Tile retailer Topps Tiles (LSE:TPT) shares many of the same qualities and problems as HSS.
Near-term earnings are under threat from difficult conditions in end markets. On top of this, the sector in which this penny stock operates is highly competitive.
Yet, like the tool hire giant, it also has significant long-term structural opportunities as Britain gets building again. And as market leader, it’s in the box seat to exploit any market upturn (it has 20% of the tile market).
For this fiscal year (to September 2025), its shares trade on a forward P/E ratio of 8.9 times.
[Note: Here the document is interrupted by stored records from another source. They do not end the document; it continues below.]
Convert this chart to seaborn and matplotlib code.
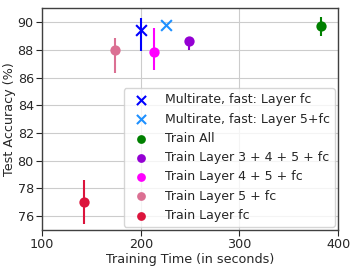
import matplotlib
matplotlib.use("Agg")
import matplotlib.pyplot as plt
import pandas as pd
import seaborn as sns

labels = ["Multirate, fast: Layer fc", "Multirate, fast: Layer 5+fc", "Train All",
          "Train Layer 3 + 4 + 5 + fc", "Train Layer 4 + 5 + fc",
          "Train Layer 5 + fc", "Train Layer fc"]
train_time = [200, 226, 383, 249, 213, 174, 142]
accuracy = [89.45, 89.75, 89.7, 88.6, 87.83, 87.97, 77.0]
err_low = [1.55, 0.0, 0.7, 0.6, 1.31, 1.61, 1.53]
err_high = [0.84, 0.0, 0.68, 0.0, 1.74, 0.89, 1.61]
colors = ["blue", "dodgerblue", "green", "darkviolet", "magenta", "palevioletred", "crimson"]
markers = ["x", "x", "o", "o", "o", "o", "o"]

df = pd.DataFrame({"label": labels, "time": train_time, "acc": accuracy})

sns.set_style("whitegrid", {"axes.edgecolor": "0.25", "grid.color": "0.8"})
plt.rcParams['font.family'] = ['DejaVu Sans']

fig = plt.figure(figsize=(3.57, 2.72), dpi=100)
ax = fig.add_axes([0.118, 0.154, 0.829, 0.816])

for i in range(len(labels)):
    if err_low[i] + err_high[i] > 0:
        ax.errorbar(train_time[i], accuracy[i], yerr=[[err_low[i]], [err_high[i]]],
                    fmt='none', ecolor=colors[i], elinewidth=1.5, zorder=2)
    row = df.iloc[[i]]
    if markers[i] == "x":
        sns.scatterplot(data=row, x="time", y="acc", marker="x", color=colors[i],
                        s=60, linewidth=1.5, ax=ax, zorder=3, label=labels[i])
    else:
        sns.scatterplot(data=row, x="time", y="acc", marker="o", color=colors[i],
                        s=55, linewidth=0, ax=ax, zorder=3, label=labels[i])

ax.set_xlim(100, 400)
ax.set_ylim(75, 91)
ax.set_xticks([100, 200, 300, 400])
ax.set_yticks([76, 78, 80, 82, 84, 86, 88, 90])
ax.tick_params(labelsize=9.2, length=4, pad=2, left=True, bottom=True)
ax.set_xlabel("Training Time (in seconds)", fontsize=9.2, labelpad=1)
ax.set_ylabel("Test Accuracy (%)", fontsize=9.2, labelpad=1)
for s in ax.spines.values():
    s.set_linewidth(1.0)

leg = ax.legend(loc="lower right", fontsize=9, frameon=True, borderaxespad=0.25,
                handletextpad=0.9, labelspacing=0.5, markerscale=0.85)

plt.savefig("out.png", dpi=100)
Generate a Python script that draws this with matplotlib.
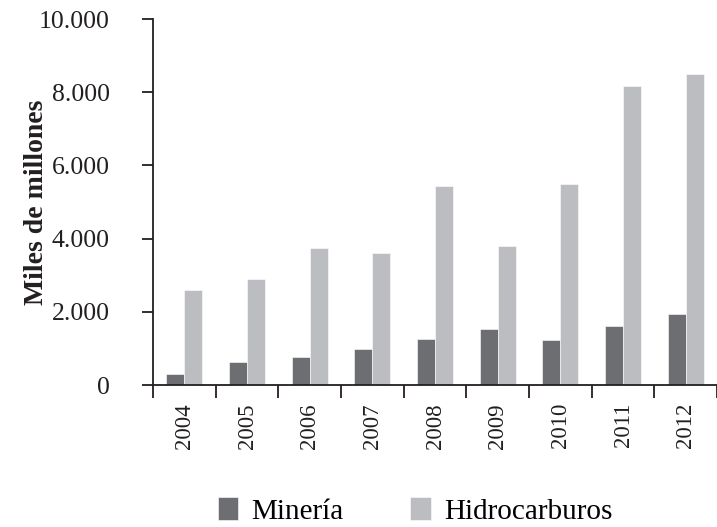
import matplotlib
matplotlib.use("Agg")
import matplotlib.pyplot as plt
import numpy as np

years = ["2004", "2005", "2006", "2007", "2008", "2009", "2010", "2011", "2012"]
mineria = [300, 635, 755, 985, 1255, 1525, 1235, 1600, 1945]
hidrocarburos = [2595, 2905, 3745, 3600, 5430, 3785, 5480, 8170, 8490]

dark = "#6d6e71"
light = "#bcbdc0"
axis_col = "#231f20"

plt.rcParams["font.family"] = ["Liberation Serif", "DejaVu Serif"]

fig = plt.figure(figsize=(7.17, 5.27), dpi=100)
ax = fig.add_axes([153 / 717, 1 - 385 / 527, 1 - 153 / 717, (385 - 19) / 527])

x = np.arange(len(years))
w = 0.285
ax.bar(x - w / 2, mineria, w, color=dark, edgecolor="white", linewidth=0.4, label="Minería")
ax.bar(x + w / 2, hidrocarburos, w, color=light, edgecolor="white", linewidth=0.4, label="Hidrocarburos")

ax.set_ylim(0, 10000)
ax.set_xlim(-0.5, -0.5 + 564 / 63.2)

# spines
for s in ["top", "right"]:
    ax.spines[s].set_visible(False)
for s in ["left", "bottom"]:
    ax.spines[s].set_color(axis_col)
    ax.spines[s].set_linewidth(1.3)

# y axis
yt = [0, 2000, 4000, 6000, 8000, 10000]
ax.set_yticks(yt)
ax.set_yticklabels(["0", "2.000", "4.000", "6.000", "8.000", "10.000"], fontsize=18.5, color=axis_col)
ax.tick_params(axis="y", direction="out", length=8, width=1.3, color=axis_col, pad=23)

# x axis: labels at centres, ticks between groups
ax.set_xticks(x)
ax.set_xticklabels(years, rotation=90, fontsize=16.5, color=axis_col)
ax.tick_params(axis="x", which="major", length=0, pad=13)
ax.set_xticks(np.arange(-0.5, len(years), 1.0), minor=True)
ax.tick_params(axis="x", which="minor", direction="out", length=9, width=1.3, color=axis_col)

ax.set_ylabel("Miles de millones", fontsize=20, fontweight="bold", color=axis_col)
ax.yaxis.set_label_coords(-0.185, 0.5)

handles, labels = ax.get_legend_handles_labels()
fig.legend(handles, labels, loc="center", bbox_to_anchor=(415 / 717, 1 - 511 / 527),
           ncol=2, frameon=False, fontsize=21, handlelength=0.7, handleheight=0.8,
           handletextpad=0.45, columnspacing=2.3)

fig.savefig("out.png", dpi=100)
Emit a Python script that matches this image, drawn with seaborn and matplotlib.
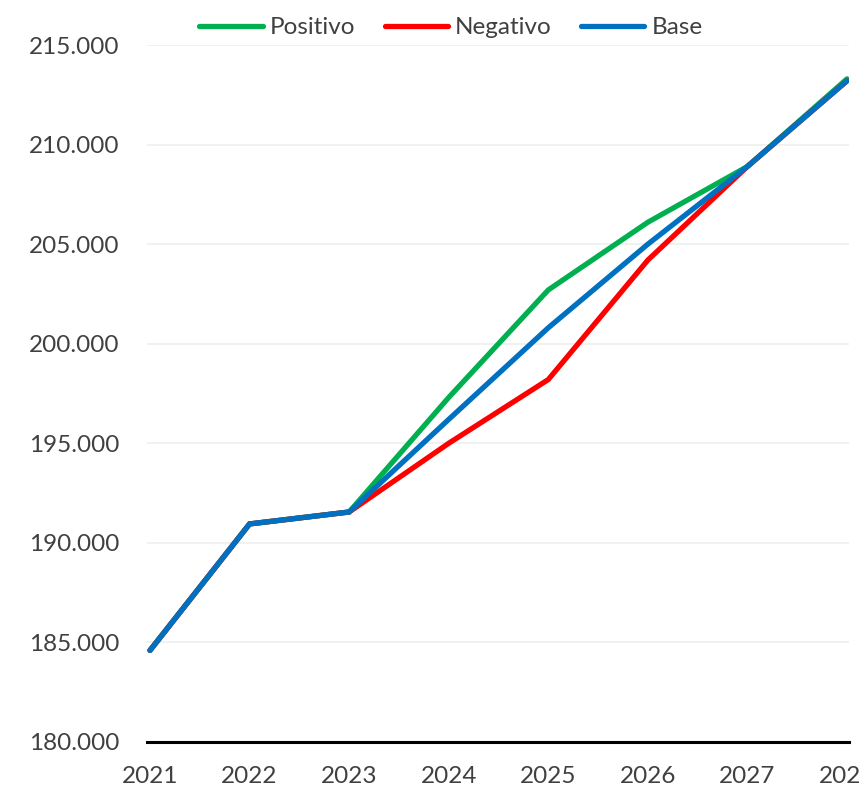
import matplotlib
matplotlib.use("Agg")
import matplotlib.pyplot as plt
import seaborn as sns
import pandas as pd
from matplotlib.ticker import FuncFormatter
from matplotlib.lines import Line2D
from matplotlib import font_manager

years = [2021, 2022, 2023, 2024, 2025, 2026, 2027, 2028]
positivo = [184.6, 190.95, 191.55, 197.3, 202.7, 206.1, 208.9, 213.3]
negativo = [184.6, 190.95, 191.55, 195.0, 198.2, 204.2, 208.9, 213.2]
base = [184.6, 190.95, 191.55, 196.2, 200.8, 205.0, 208.9, 213.2]
series_names = ["Positivo", "Negativo", "Base"]
colors = ["#00B050", "#FF0000", "#0070C0"]
y_ticks = [180, 185, 190, 195, 200, 205, 210, 215]

rows = []
for name, vals in zip(series_names, [positivo, negativo, base]):
    for y, v in zip(years, vals):
        rows.append({"Año": y, "Valor": v, "Escenario": name})
df = pd.DataFrame(rows)

sns.set_style("white")
available = {f.name for f in font_manager.fontManager.ttflist}
fam = [f for f in ["Liberation Sans Narrow", "Lato"] if f in available] + ["DejaVu Sans"]
plt.rcParams["font.family"] = fam
narrow = fam[0] == "Liberation Sans Narrow"
fs = 19 if narrow else 17.5

fig = plt.figure(figsize=(8.59, 7.91), dpi=100)
ax = fig.add_axes([147/859, 1-742/791, (849-147)/859, (742-45)/791])

sns.lineplot(data=df, x="Año", y="Valor", hue="Escenario", hue_order=series_names,
             palette=colors, linewidth=3.8, ax=ax, legend=False,
             solid_capstyle="round", solid_joinstyle="miter")

ax.set_xlim(2020.97, 2028.02)
ax.set_ylim(180, 215)
ax.set_xticks(years)
ax.set_yticks(y_ticks)
ax.yaxis.set_major_formatter(FuncFormatter(lambda v, p: f"{v:.3f}"))
ax.grid(axis="y", color="#F0F0F0", linewidth=1.3)
ax.set_axisbelow(True)
for s in ["left", "right", "top"]:
    ax.spines[s].set_visible(False)
ax.spines["bottom"].set_color("black")
ax.spines["bottom"].set_linewidth(2.2)
ax.tick_params(axis="both", length=0, labelsize=fs, colors="#404040")
ax.tick_params(axis="y", pad=20)
ax.tick_params(axis="x", pad=17)
ax.set_xlabel("")
ax.set_ylabel("")

handles = [Line2D([0], [0], color=c, linewidth=3.8, solid_capstyle="round") for c in colors]
leg = fig.legend(handles, series_names, loc="upper center", bbox_to_anchor=(0.525, 1.006),
                 ncol=3, frameon=False, fontsize=fs, handlelength=2.6, handletextpad=0.3,
                 columnspacing=1.2)
for t in leg.get_texts():
    t.set_color("#404040")

fig.savefig("out.png", dpi=100)
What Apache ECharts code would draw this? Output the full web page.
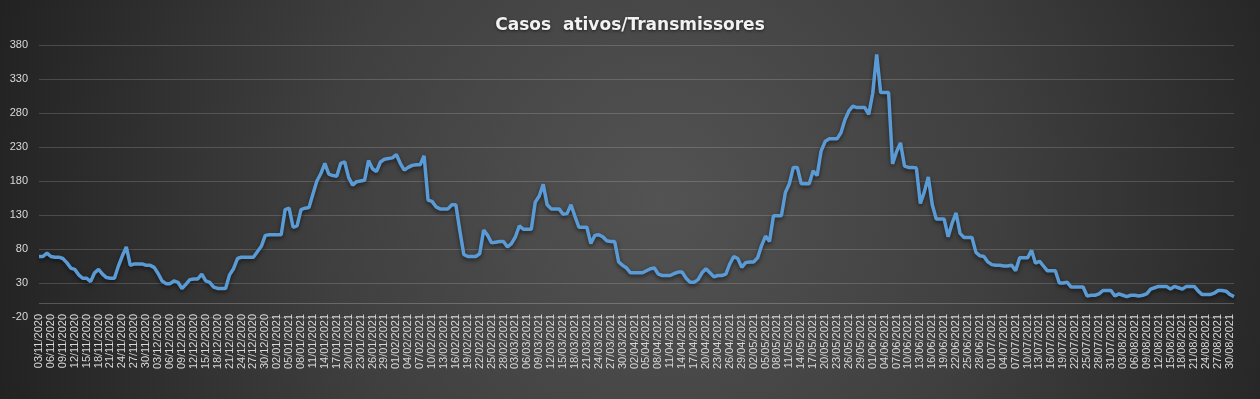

They also carry a market-beating 8% dividend yield.
Alternative Income REIT (LSE:AIRE) isn’t a conventional penny stock in that it prioritises dividend distribution over earnings growth. This reflects its status as a real estate investment trust (REIT).
Under REIT rules, at least 90% of yearly rental earnings must be paid out by way of dividends. For this financial year (ending June 2025), this means an 8.7% dividend yield.
With exposure to multiple sectors including healthcare, retail, residential, and industrial, Alternative Income’s diversified model provides stable earnings across the economic cycle.
It’s still vulnerable to interest rate movements that can push up borrowing costs and depress asset values. But I think this threat is more than baked into its rock-bottom valuation.
Today it trades at a 13.9% discount to its net asset value (NAV) per share.